Resistensi itu dibarengi dengan bentuk kesadaran baru dari arah
kebijakan politik penguasa belakangan ini. Indikasi tersebut
terekam dengan jelas makin mengendur dukungan penguasa kepada ICMI.
Perbelokan arah itu bisa dilihat dari dinamikan internal ICMI yang
tidak lagi toleran pada kelompok kritis di tubuh.
Makna Pertemuan
Arah dan kebijakan Gus Dur yang selalu komitmen pada usaha-usaha
untuk memberdayakan masyarakat tidaklah mudah.
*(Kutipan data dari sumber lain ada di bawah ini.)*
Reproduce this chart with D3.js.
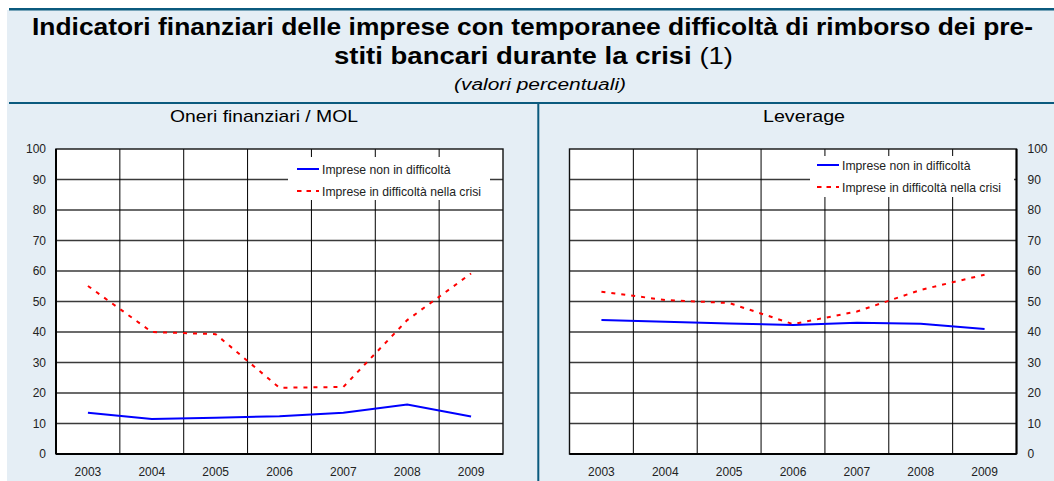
<!DOCTYPE html>
<html><head><meta charset="utf-8">
<script src="https://cdn.jsdelivr.net/npm/d3@7"></script>
<style>body{margin:0;background:#fff;}svg{display:block;font-family:"Liberation Sans",Arial,sans-serif;}</style>
</head><body>
<script>
const years = ["2003","2004","2005","2006","2007","2008","2009"];
const yTicks = [0,10,20,30,40,50,60,70,80,90,100];
const seriesNames = ["Imprese non in difficoltà","Imprese in difficoltà nella crisi"];
const oneriNonDiff = [13.5,11.5,11.9,12.4,13.5,16.2,12.3];
const oneriDiff    = [55.1,40.0,39.3,21.7,22.0,43.9,59.2];
const levNonDiff   = [43.9,43.4,42.8,42.3,43.0,42.7,41.0];
const levDiff      = [53.2,50.5,49.5,42.6,46.7,53.8,58.8];
const titleLine1 = "Indicatori finanziari delle imprese con temporanee difficoltà di rimborso dei pre-";
const titleLine2Bold = "stiti bancari durante la crisi";
const titleLine2Note = " (1)";
const subtitle = "(valori percentuali)";
const panelTitles = ["Oneri finanziari / MOL","Leverage"];

const W=1054,H=481;
const svg=d3.select("body").append("svg").attr("width",W).attr("height",H);
const teal="#0b5a7e", bg="#e5eef5";
svg.append("rect").attr("x",7).attr("y",10).attr("width",W-7).attr("height",H-10).attr("fill",bg);
svg.append("rect").attr("x",9).attr("y",8).attr("width",W-9).attr("height",2.5).attr("fill",teal);
svg.append("rect").attr("x",9).attr("y",102).attr("width",W-9).attr("height",2).attr("fill",teal);
svg.append("rect").attr("x",537.3).attr("y",103).attr("width",2).attr("height",H-103).attr("fill",teal);

svg.append("text").attr("x",532.5).attr("y",35).attr("text-anchor","middle")
  .attr("font-size",24).attr("font-weight","bold").attr("fill","#000")
  .attr("textLength",1001).attr("lengthAdjust","spacingAndGlyphs").text(titleLine1);
const t2=svg.append("text").attr("x",533.5).attr("y",64).attr("text-anchor","middle")
  .attr("font-size",24).attr("fill","#000").attr("textLength",399).attr("lengthAdjust","spacingAndGlyphs");
t2.append("tspan").attr("font-weight","bold").text(titleLine2Bold);
t2.append("tspan").text(titleLine2Note);
svg.append("text").attr("x",540).attr("y",90).attr("text-anchor","middle")
  .attr("font-size",16).attr("font-style","italic").attr("fill","#000")
  .attr("textLength",172).attr("lengthAdjust","spacingAndGlyphs").text(subtitle);

const panels=[
 {title:panelTitles[0],tx:264,x0:56,x1:503,a:oneriNonDiff,b:oneriDiff,axisRight:false,leg:{x:288,y:157,w:202,h:43,r1:169,r2:191}},
 {title:panelTitles[1],tx:804,x0:569.5,x1:1016.5,a:levNonDiff,b:levDiff,axisRight:true,leg:{x:810,y:156,w:204,h:41,r1:165,r2:187}}
];
const yTop=149,yBot=454;
panels.forEach(p=>{
  svg.append("text").attr("x",p.tx).attr("y",122).attr("text-anchor","middle")
    .attr("font-size",17).attr("fill","#000").attr("textLength",p.title.length>10?188:82)
    .attr("lengthAdjust","spacingAndGlyphs").text(p.title);
  const x=d3.scaleBand().domain(years).range([p.x0,p.x1]);
  const y=d3.scaleLinear().domain([0,100]).range([yBot,yTop]);
  const g=svg.append("g");
  g.append("rect").attr("x",p.x0).attr("y",yTop).attr("width",p.x1-p.x0).attr("height",yBot-yTop).attr("fill","#fff");
  g.selectAll("line.h").data(yTicks.filter(d=>d>0&&d<100)).join("line")
    .attr("x1",p.x0).attr("x2",p.x1).attr("y1",d=>y(d)).attr("y2",d=>y(d))
    .attr("stroke","#3a3a3a").attr("stroke-width",1.3);
  g.selectAll("line.v").data(years.slice(1)).join("line")
    .attr("x1",d=>x(d)).attr("x2",d=>x(d)).attr("y1",yTop).attr("y2",yBot)
    .attr("stroke","#000").attr("stroke-width",1);
  g.append("rect").attr("x",p.leg.x).attr("y",p.leg.y).attr("width",p.leg.w).attr("height",p.leg.h).attr("fill","#fff");
  g.append("rect").attr("x",p.x0).attr("y",yTop).attr("width",p.x1-p.x0).attr("height",yBot-yTop)
    .attr("fill","none").attr("stroke","#111").attr("stroke-width",1.4);
  g.append("line").attr("x1",p.x0).attr("x2",p.x1).attr("y1",yBot).attr("y2",yBot).attr("stroke","#000").attr("stroke-width",2);
  g.append("line").attr("x1",p.axisRight?p.x1:p.x0).attr("x2",p.axisRight?p.x1:p.x0).attr("y1",yTop).attr("y2",yBot).attr("stroke","#000").attr("stroke-width",2);
  const yAx=(p.axisRight?d3.axisRight(y):d3.axisLeft(y)).tickValues(yTicks).tickSize(0).tickPadding(p.axisRight?11:10);
  const ya=svg.append("g").attr("transform",`translate(${p.axisRight?p.x1:p.x0},0)`).call(yAx);
  ya.select(".domain").remove();
  ya.attr("font-size",12).attr("font-family","Liberation Sans, Arial, sans-serif");
  ya.selectAll("text").attr("fill","#222");
  const xa=svg.append("g").attr("transform",`translate(0,${yBot})`).call(d3.axisBottom(x).tickSize(0).tickPadding(13));
  xa.select(".domain").remove();
  xa.attr("font-size",12).attr("font-family","Liberation Sans, Arial, sans-serif");
  xa.selectAll("text").attr("fill","#222");
  const line=d3.line().x((d,i)=>x(years[i])+x.bandwidth()/2).y(d=>y(d));
  g.append("path").datum(p.a).attr("d",line).attr("fill","none").attr("stroke","#0000ff").attr("stroke-width",2);
  g.append("path").datum(p.b).attr("d",line).attr("fill","none").attr("stroke","#ff0000").attr("stroke-width",2).attr("stroke-dasharray","4,6");
  const lx=p.axisRight?817:297;
  [[p.leg.r1,"#0000ff",null,seriesNames[0]],[p.leg.r2,"#ff0000","4.5,5",seriesNames[1]]].forEach(r=>{
    g.append("line").attr("x1",lx).attr("x2",lx+22).attr("y1",r[0]).attr("y2",r[0]).attr("stroke",r[1]).attr("stroke-width",2).attr("stroke-dasharray",r[2]);
    g.append("text").attr("x",lx+25).attr("y",r[0]+4.5).attr("font-size",12.2).attr("fill","#222").text(r[3]);
  });
});
</script>
</body></html>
Selain itu,
perjuangannya dalam melakukan demokratisasi dari bawah juga akan
mendapatkan tantangan politik mainstream top down. Usaha-usaha Gus
Dur pada pemberdayaan masyarakat itu relatif berbenturan dengan
kepentingan "arus atas''. Benturan kepentingan tersebut menyebabkan
kehadiran Gus Dur yang berkesan oposan menjadi bumerang bagi NU.
Sepak-terjang Gus Dur dalam memimpin NU penuh dengan intrik-intrik
politik yang bisa mengancam kedudukan posisinya sebagai pemimpin
NU.Dalam perputaran arus kekuasaan, Abu Hasan sebetulnya tidak
diperhitungkan lagi oleh kekuatan ekternal yang menjadi patronnya.
Hal itu terasumsi dari kekuatan KPPNU bikinan Abu Hasan tidak mampu
menggoyang kepemimpinan Gus Dur.
Namun karena kemurahan hati Gus Dur, pertemuannya dengan Abu Hasan
bisa terjadi. Langkah Gus Dur itu sekaligus menggugurkan banyak
spekulasi ketidakdemokratisannya dalam mengakomodasi Abu Hasan. Di
samping itu, menandakan dalam tubuh NU sebenarnya tidak pernah
terjadi dualisme kepemimpinan. Karena legitimasi kepemimpinan dalam
tubuh ormas itu tidak ditentukan oleh penguasa, tetapi legitimasi
dari umat dan mendapatkan restu dari para kiai (sesepuh). Kekuatan
massa itu yang acapkali juga mudah untuk dimobilisasi untuk
kepentingan politik tertentu.
Namun bukan berarti Abu Hasan tidak memiliki kekuatan sama sekali.
Penguasaan aset ekonomi Abu Hasan merupakan potensi yang besar bagi
NU. Potensi itulah yang dapat dioptimalkan untuk mengangkat derajat
ekonomi jamiyyah nahdhliyyah. Pertemuan antara Gus Dur dan Abu
Hasan membuka peluang untuk mengakhiri konflik di tubuh NU,
sekaligus menggalang dan merapatkan barisan agar solid. Apakah
pertemuan itu sebagai pertanda rujuk? Tampaknya perlu untuk diuji
pada tindakan yang lebih lanjut dan nyata. Sebab, bagaimanapun Abu
Hasan merupakan aset NU.(18a)
-Zamhuri, staf pada Lembaga Studi Agama dan Pembangunan, kini
sedang menyelesaikan karya tulis tentang NU.